India also have important overseas assignments coming, including tours of Ireland and England. Those trips can test even settled teams.
Young players are pushing hard too. IPL 2026 has once again thrown up fresh names demanding attention.
That creates pressure on every senior player. A youngster scoring at 160 can change a selection meeting very quickly.
The BCCI is also working on a wider T20 pool. With overlapping commitments, including the Asian Games and a bilateral T20 series against West Indies, India may need 2 separate squads.
A pool of around 30 to 35 players is reportedly being considered. That tells you where Indian cricket is headed.
The old idea of one fixed first XI no longer fits. India now need layers of players, captains, finishers, and specialists.
For a player like Suryakumar, that depth is both comfort and threat. It means India can manage his workload. It also means they can move on faster.

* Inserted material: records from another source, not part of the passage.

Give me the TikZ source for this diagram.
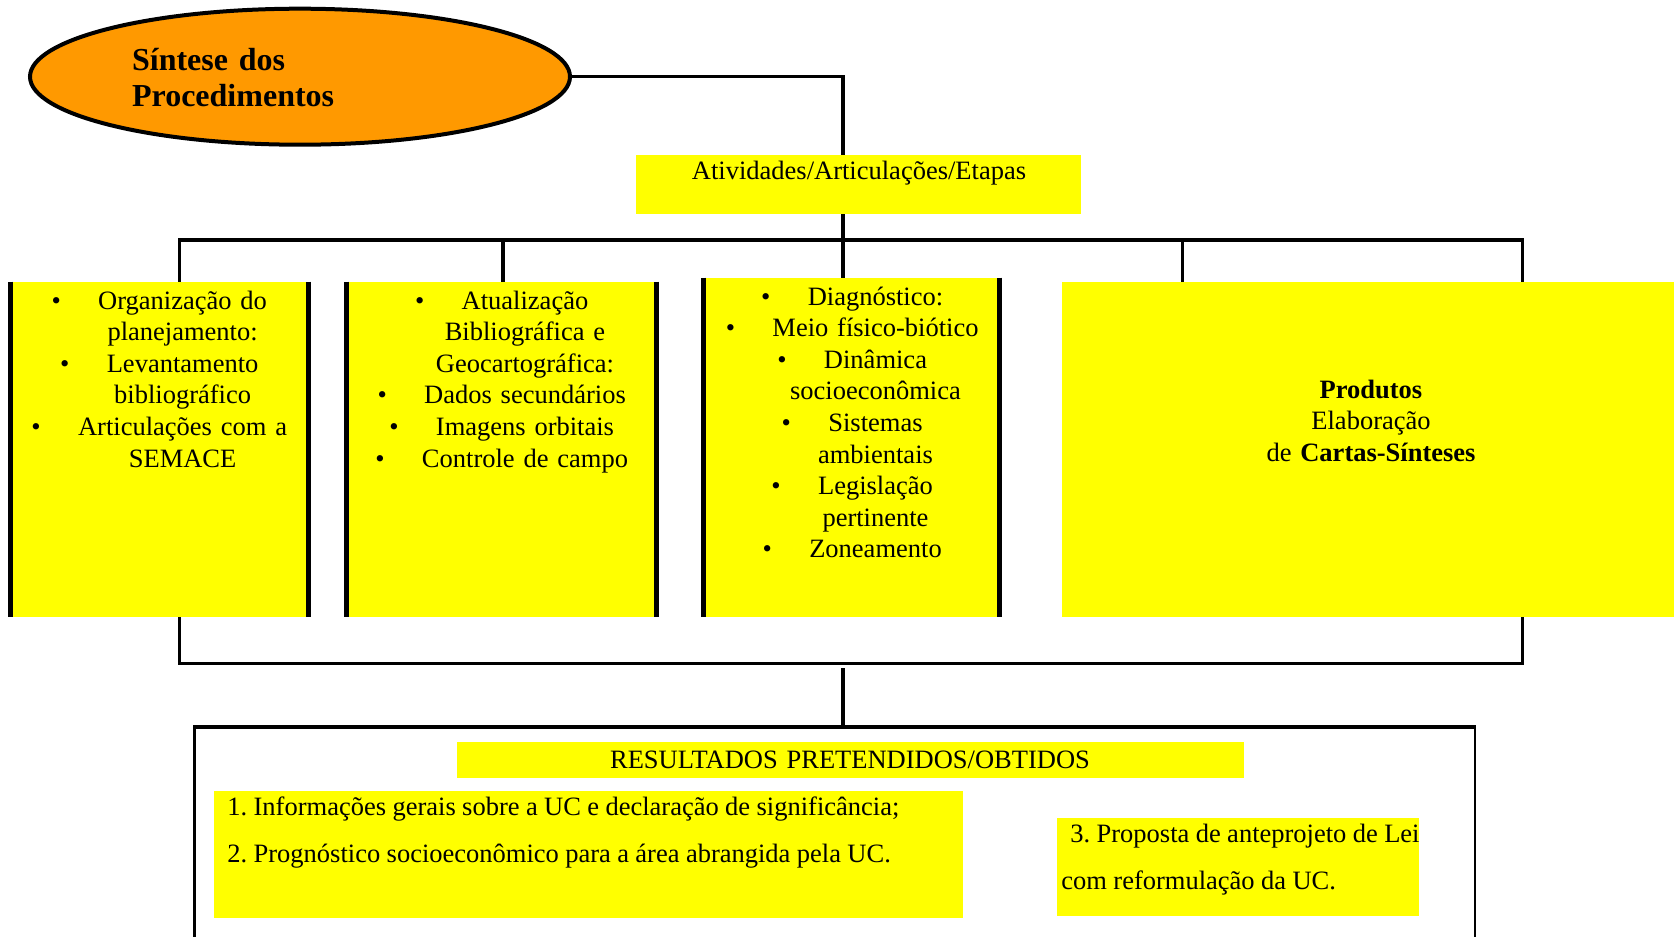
\documentclass[tikz,border=0pt]{standalone}
\usepackage{fontspec}
\setmainfont{Liberation Serif}
\usepackage{xcolor}
\usetikzlibrary{shapes.geometric}
\newcommand{\marca}{\leavevmode\llap{\textbullet\hspace{18.7pt}}}
\newcommand{\juntos}{\frenchspacing\spaceskip=3.2pt plus 1pt\relax}

\begin{document}
\begin{tikzpicture}[x=0.5pt,y=-0.5pt,
  conn/.style={line width=1.65pt},
  caixa/.style={fill=amarelo,inner sep=0pt},
  borda/.style={line width=2.5pt},
  texto/.style={inner sep=0pt,font=\fontsize{13.25}{15.8}\selectfont,align=center,text width=300pt,anchor=base},
  titulo/.style={inner sep=0pt,font=\fontsize{16}{18}\selectfont\bfseries,align=left,text width=120pt,anchor=base west},
  lista/.style={inner sep=0pt,font=\fontsize{13.25}{23.6}\selectfont,align=left,anchor=base west}]
\definecolor{amarelo}{HTML}{FFFF00}
\definecolor{laranja}{HTML}{FF9900}
\useasboundingbox (0,0) rectangle (1674,936);

\node [ellipse,draw,line width=2pt,fill=laranja,minimum width=270pt,minimum height=68pt,inner sep=0pt] (sintese) at (300,76.7) {};
\node [titulo] (sintesetxt) at (131.7,70.7) {Síntese dos\\Procedimentos};

\node [caixa,minimum width=222.5pt,minimum height=29.5pt] (atividades) at (858.5,184.5) {};
\node [texto] (atividadestxt) at (859,180) {Atividades/Articulações/Etapas};

\node [caixa,minimum width=151.5pt,minimum height=167.35pt] (orga) at (159.5,449.35) {};
\node [caixa,minimum width=157.5pt,minimum height=167.35pt] (atua) at (501.5,449.35) {};
\node [caixa,minimum width=150.5pt,minimum height=169.35pt] (diag) at (851.5,447.35) {};
\node [caixa,minimum width=306.2pt,minimum height=167.35pt] (prod) at (1367.8,449.35) {};
\foreach \bx in {orga,atua,diag}
  {\draw [borda] ([xshift=1.25pt]\bx.north west) -- ([xshift=1.25pt]\bx.south west);
   \draw [borda] ([xshift=-1.25pt]\bx.north east) -- ([xshift=-1.25pt]\bx.south east);}

\node [texto] (orgatxt) at (182.6,309) {\marca Organização do\\planejamento:\\\marca Levantamento\\bibliográfico\\\marca Articulações com a\\SEMACE};
\node [texto] (atuatxt) at (525,309) {\marca Atualização\\Bibliográfica e\\Geocartográfica:\\\marca Dados secundários\\\marca Imagens orbitais\\\marca Controle de campo};
\node [texto] (diagtxt) at (875.5,305) {\marca Diagnóstico:\\\marca Meio físico-biótico\\\marca Dinâmica\\socioeconômica\\\marca Sistemas\\ambientais\\\marca Legislação\\pertinente\\\marca Zoneamento};
\node [texto] (prodtxt) at (1371,398) {\textbf{Produtos}\\Elaboração\\de \textbf{Cartas-Sínteses}};

\coordinate (hub) at (843,240);
\coordinate (topL) at (179.5,240);
\coordinate (topR) at (1522.5,240);
\coordinate (botL) at (179.5,663.5);
\coordinate (botR) at (1522.5,663.5);
\coordinate (resTop) at (843,668);
\draw [conn] (sintese.east) -| (hub |- atividades.north);
\draw [conn] (hub |- atividades.south) -- (hub);
\draw [conn] (topL |- orga.north) -- (topL) -- (topR) -- (topR |- prod.north);
\foreach \bx/\bn in {503/atua,843/diag,1182.5/prod}
  {\draw [conn] (\bx,240) -- (\bx,240 |- \bn.north);}
\draw [conn] (botL |- orga.south) -- (botL) -- (botR) -- (botR |- prod.south);

\node [draw,line width=1.3pt,minimum width=640.25pt,minimum height=126pt,inner sep=0pt] (resultados) at (834.75,854) {};
\draw [line width=2pt] (resultados.north west) -- (resultados.north east);
\draw [conn] (resTop) -- (resultados.north -| resTop);

\node [caixa,minimum width=393.5pt,minimum height=18pt] (restitulo) at (850.5,760) {};
\node [texto] (restitulotxt) at (850,768) {RESULTADOS PRETENDIDOS/OBTIDOS};
\node [caixa,minimum width=374.75pt,minimum height=63.5pt] (res1) at (588.25,854.5) {};
\node [lista,text width=360pt] (res1txt) at (227,815) {\juntos 1. Informações gerais sobre a UC e declaração de significância;\\\juntos 2. Prognóstico socioeconômico para a área abrangida pela UC.};
\node [caixa,minimum width=181.4pt,minimum height=48.85pt] (res2) at (1238,866.85) {};
\node [lista,text width=200pt] (res2txt) at (1061,842.7) {\juntos\hspace*{4.5pt}3. Proposta de anteprojeto de Lei\\\juntos com reformulação da UC.};
\end{tikzpicture}
\end{document}
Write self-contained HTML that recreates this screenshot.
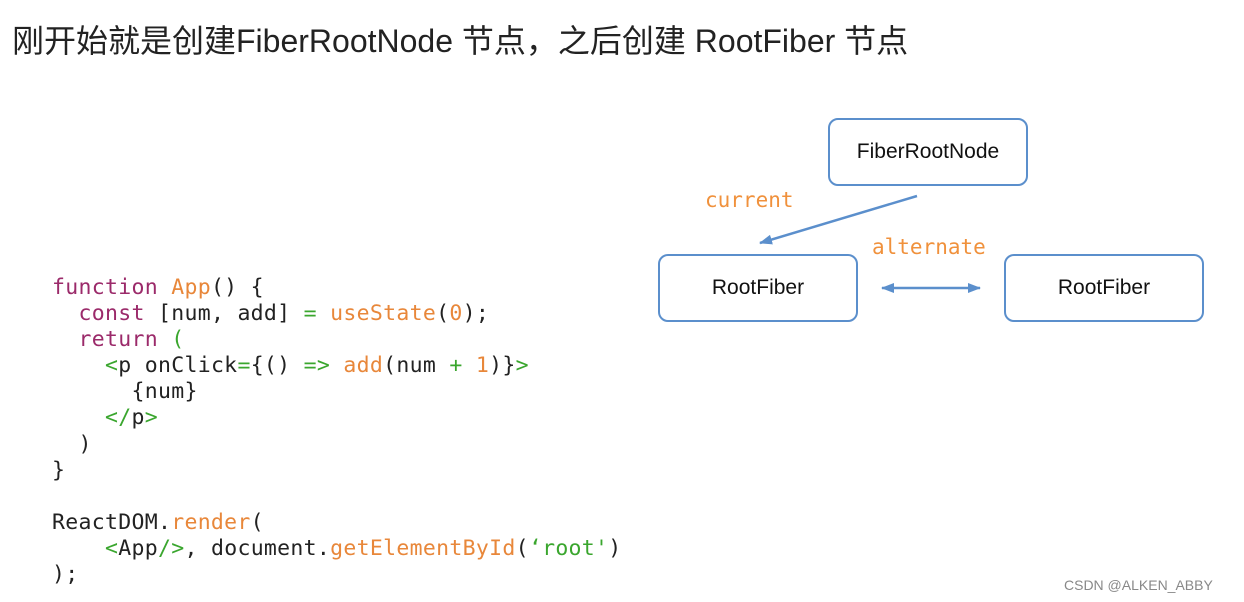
<!DOCTYPE html>
<html><head><meta charset="utf-8"><style>
body{margin:0;width:1244px;height:602px;background:#fff;position:relative;overflow:hidden}
.t{position:absolute;left:12px;top:16px;font:32px "Liberation Sans","Noto Sans CJK SC",sans-serif;color:#222;white-space:nowrap}
.code{position:absolute;left:52px;top:275px;font:21.5px/26.1px "DejaVu Sans Mono","Liberation Mono",monospace;color:#222;white-space:pre;margin:0;letter-spacing:0.3px}
.k{color:#9b2a6a}.o{color:#e8873a}.g{color:#3aa62e}
.box{position:absolute;width:196px;height:64px;border:2.5px solid #5b8fcc;border-radius:10px;display:flex;align-items:center;justify-content:center;font:21px "Liberation Sans",sans-serif;color:#111}
.lab{position:absolute;font:21px "DejaVu Sans Mono",monospace;color:#f0913c}
.wm{position:absolute;left:1064px;top:577px;font:14px "Liberation Sans",sans-serif;color:#888}
</style></head><body>
<div class="t">刚开始就是创建FiberRootNode 节点，之后创建 RootFiber 节点</div>
<pre class="code"><span class="k">function</span> <span class="o">App</span>() {
  <span class="k">const</span> [num, add] <span class="g">=</span> <span class="o">useState</span>(<span class="o">0</span>);
  <span class="k">return</span> <span class="g">(</span>
    <span class="g">&lt;</span>p onClick<span class="g">=</span>{() <span class="g">=&gt;</span> <span class="o">add</span>(num <span class="g">+</span> <span class="o">1</span>)}<span class="g">&gt;</span>
      {num}
    <span class="g">&lt;/</span>p<span class="g">&gt;</span>
  )
}

ReactDOM.<span class="o">render</span>(
    <span class="g">&lt;</span>App<span class="g">/&gt;</span>, document.<span class="o">getElementById</span>(<span class="g">‘root'</span>)
);</pre>
<div class="box" style="left:828px;top:118px">FiberRootNode</div>
<div class="box" style="left:658px;top:254px">RootFiber</div>
<div class="box" style="left:1004px;top:254px">RootFiber</div>
<div class="lab" style="left:705px;top:188px">current</div>
<div class="lab" style="left:872px;top:235px">alternate</div>
<svg width="1244" height="602" style="position:absolute;left:0;top:0">
<defs><marker id="a" markerWidth="13" markerHeight="10" refX="12" refY="5" orient="auto" markerUnits="userSpaceOnUse"><path d="M0,0L13,5L0,10z" fill="#5b8fcc"/></marker>
<marker id="b" markerWidth="13" markerHeight="10" refX="1" refY="5" orient="auto" markerUnits="userSpaceOnUse"><path d="M13,0L0,5L13,10z" fill="#5b8fcc"/></marker></defs>
<line x1="917" y1="196" x2="760" y2="243" stroke="#5b8fcc" stroke-width="2.5" marker-end="url(#a)"/>
<line x1="882" y1="288" x2="980" y2="288" stroke="#5b8fcc" stroke-width="2.5" marker-start="url(#b)" marker-end="url(#a)"/>
</svg>
<div class="wm">CSDN @ALKEN_ABBY</div>
</body></html>
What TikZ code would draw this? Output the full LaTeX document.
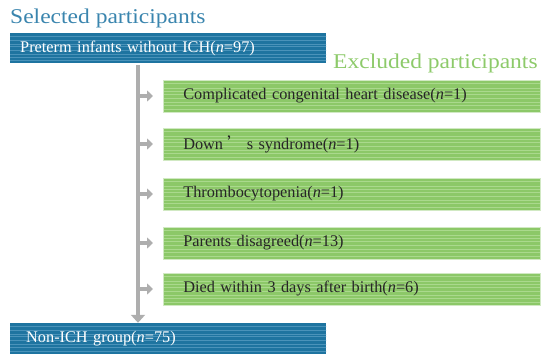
\documentclass[tikz,border=0pt]{standalone}
\usepackage{fontspec}
\setmainfont{LiberationSerif}[Extension=.ttf, UprightFont=*-Regular, ItalicFont=*-Italic, BoldFont=*-Bold, BoldItalicFont=*-BoldItalic]
\newfontfamily\wideserif{LiberationSerif}[Extension=.ttf, UprightFont=*-Regular, FakeStretch=1.12]
\newfontfamily\cjk{Noto Sans CJK SC}
\usetikzlibrary{arrows.meta,calc}
\definecolor{barblue}{HTML}{1E74A0}
\definecolor{stripeblue}{HTML}{4A93BA}
\definecolor{titleblue}{HTML}{3A85AE}
\definecolor{boxgreen}{HTML}{8CC868}
\definecolor{stripegreen}{HTML}{AAD98D}
\definecolor{titlegreen}{HTML}{8DCA6A}
\definecolor{arrowgray}{HTML}{AEAEAE}
\tikzset{
  stripes/.style={path picture={
    \foreach \k in {0.08,0.2,0.3,0.42,0.55,0.63,0.75,0.88}{
      \draw[#1,line width=1pt] ($(path picture bounding box.south west)!\k!(path picture bounding box.north west)$) -- ++(700,0);
    }}},
  bluebar/.style={anchor=west, fill=barblue, stripes=stripeblue, text=white,
    minimum width=316, text width=296, minimum height=30, inner xsep=10, inner ysep=0,
    font=\fontsize{16.3}{18}\selectfont, align=left},
  greenbox/.style={anchor=west, fill=boxgreen, stripes=stripegreen, draw=boxgreen!40,
    line width=0.6pt, text=black!85, minimum width=377, minimum height=32,
    text width=337, inner xsep=20, inner ysep=0, align=left,
    font=\fontsize{16.3}{18}\selectfont},
  title/.style={anchor=base west, inner sep=0, font=\wideserif\fontsize{21}{24}\selectfont},
  garrow/.style={draw=arrowgray, line width=3.2, -{Triangle[width=11,length=6]}}
}
\begin{document}
\begin{tikzpicture}[x=1pt,y=-1pt]
\useasboundingbox (0,0) rectangle (542,354);
\node[title, text=titleblue] (sel) at (10,23) {Selected participants};
\node[title, text=titlegreen] (exc) at (333,68) {Excluded participants};
\node[bluebar] (top) at (10,48) {Preterm infants without ICH(\textit{n}=97)};
\node[bluebar, minimum height=31, inner xsep=16, text width=284] (bot) at (10,338.5) {Non-ICH group(\textit{n}=75)};
\node[greenbox] (b1) at (163,96) {Complicated congenital heart disease(\textit{n}=1)};
\node[greenbox] (b2) at (163,144) {Down\hspace{0.25em}{\cjk ’}\hspace{0.2em}s syndrome(\textit{n}=1)};
\node[greenbox] (b3) at (163,194) {Thrombocytopenia(\textit{n}=1)};
\node[greenbox] (b4) at (163,243) {Parents disagreed(\textit{n}=13)};
\node[greenbox] (b5) at (163,289) {Died within 3 days after birth(\textit{n}=6)};
\coordinate (vtop) at (138,65);
\draw[garrow, -{Triangle[width=14,length=8]}] (vtop) -- (vtop |- bot.north) ;
\foreach \b in {b1,b2,b3,b4,b5}{
  \draw[garrow, shorten >=10] (vtop |- \b.west) -- (\b.west);
}
\end{tikzpicture}
\end{document}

India’s T20 future gets crowded
The timing makes this story sharper.
India just won a global title. Usually, that buys stability. But T20 cricket has a short memory.
One poor season can change reputations. One injury can change succession plans. One IPL can change everything.
Suryakumar’s case is especially tricky because his captaincy record is strong. If India remove him, they must explain the cricketing logic clearly.
They cannot make it look like a punishment after success.
The simpler path may be phased change. India could bring Iyer back into the T20 side first, then assess leadership before the next major cycle.
That gives Suryakumar space to recover and score. It also gives selectors options if the wrist keeps troubling him.
For ordinary fans, this is not just another captaincy rumour. It is about the team they will watch over the next 4 years.
Will India keep backing flair, even when the body creaks? Or will they choose a safer structure around younger legs?
Suryakumar has given Indian T20 cricket some of its wildest evenings. But the next few weeks may decide whether he leads the next chapter, or becomes its most fascinating senior player.